[start Supplied material]

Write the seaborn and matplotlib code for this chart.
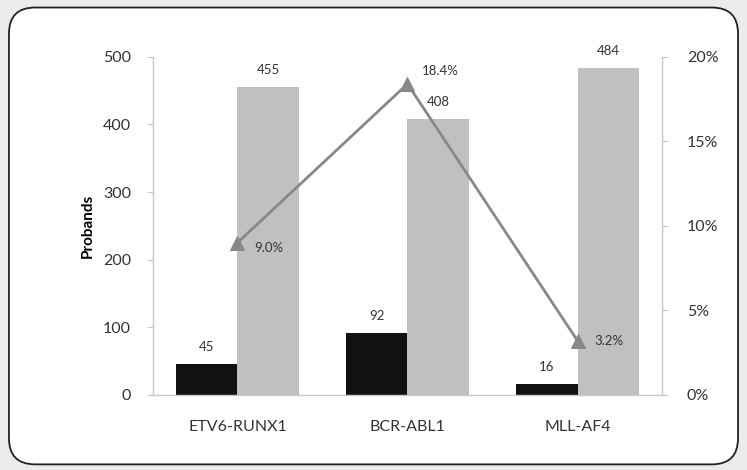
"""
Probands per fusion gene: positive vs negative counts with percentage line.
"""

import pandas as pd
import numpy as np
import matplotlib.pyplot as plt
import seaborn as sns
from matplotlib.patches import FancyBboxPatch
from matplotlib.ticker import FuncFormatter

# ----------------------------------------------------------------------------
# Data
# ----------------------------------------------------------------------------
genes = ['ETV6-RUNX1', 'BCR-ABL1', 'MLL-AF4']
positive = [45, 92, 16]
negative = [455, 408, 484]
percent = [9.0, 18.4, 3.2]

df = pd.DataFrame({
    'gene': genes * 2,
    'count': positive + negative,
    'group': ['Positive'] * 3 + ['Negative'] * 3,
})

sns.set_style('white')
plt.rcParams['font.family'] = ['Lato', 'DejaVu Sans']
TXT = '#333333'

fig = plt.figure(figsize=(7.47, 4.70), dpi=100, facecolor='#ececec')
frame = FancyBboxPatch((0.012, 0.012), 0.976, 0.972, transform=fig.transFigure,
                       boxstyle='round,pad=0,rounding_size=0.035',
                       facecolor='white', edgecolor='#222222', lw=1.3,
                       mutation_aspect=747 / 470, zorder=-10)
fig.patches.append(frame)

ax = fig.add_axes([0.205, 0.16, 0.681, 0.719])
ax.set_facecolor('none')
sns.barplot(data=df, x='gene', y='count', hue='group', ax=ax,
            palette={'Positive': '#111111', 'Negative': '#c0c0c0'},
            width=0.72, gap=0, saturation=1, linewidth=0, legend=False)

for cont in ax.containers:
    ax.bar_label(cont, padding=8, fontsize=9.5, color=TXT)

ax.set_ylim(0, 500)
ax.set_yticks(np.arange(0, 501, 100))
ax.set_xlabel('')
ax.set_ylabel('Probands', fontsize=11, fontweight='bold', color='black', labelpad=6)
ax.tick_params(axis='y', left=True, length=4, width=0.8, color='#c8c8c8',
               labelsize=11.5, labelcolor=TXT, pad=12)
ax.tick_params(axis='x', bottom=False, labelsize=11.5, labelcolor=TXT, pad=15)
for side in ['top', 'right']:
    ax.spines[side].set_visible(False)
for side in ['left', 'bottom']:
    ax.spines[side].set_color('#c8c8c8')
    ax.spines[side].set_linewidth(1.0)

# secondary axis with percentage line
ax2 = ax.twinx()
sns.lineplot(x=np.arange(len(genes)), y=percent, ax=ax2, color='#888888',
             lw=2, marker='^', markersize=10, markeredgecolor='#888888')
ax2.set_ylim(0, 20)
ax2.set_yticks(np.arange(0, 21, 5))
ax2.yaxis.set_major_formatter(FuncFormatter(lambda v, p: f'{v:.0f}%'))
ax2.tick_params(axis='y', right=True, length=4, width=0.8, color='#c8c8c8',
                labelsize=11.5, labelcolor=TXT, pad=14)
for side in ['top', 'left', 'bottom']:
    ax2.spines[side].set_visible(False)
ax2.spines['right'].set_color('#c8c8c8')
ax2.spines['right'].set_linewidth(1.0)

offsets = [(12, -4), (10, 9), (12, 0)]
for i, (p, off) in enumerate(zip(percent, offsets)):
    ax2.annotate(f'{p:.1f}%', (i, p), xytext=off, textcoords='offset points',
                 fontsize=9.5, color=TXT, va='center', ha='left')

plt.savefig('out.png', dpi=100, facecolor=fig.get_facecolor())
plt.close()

[end Supplied material]

Reproduce only the lines from the beginning of the data through the line that contains "from matplotlib.ticker import FuncFormatter", both included, and please drop the pictures.

Write the seaborn and matplotlib code for this chart.
"""
Probands per fusion gene: positive vs negative counts with percentage line.
"""

import pandas as pd
import numpy as np
import matplotlib.pyplot as plt
import seaborn as sns
from matplotlib.patches import FancyBboxPatch
from matplotlib.ticker import FuncFormatter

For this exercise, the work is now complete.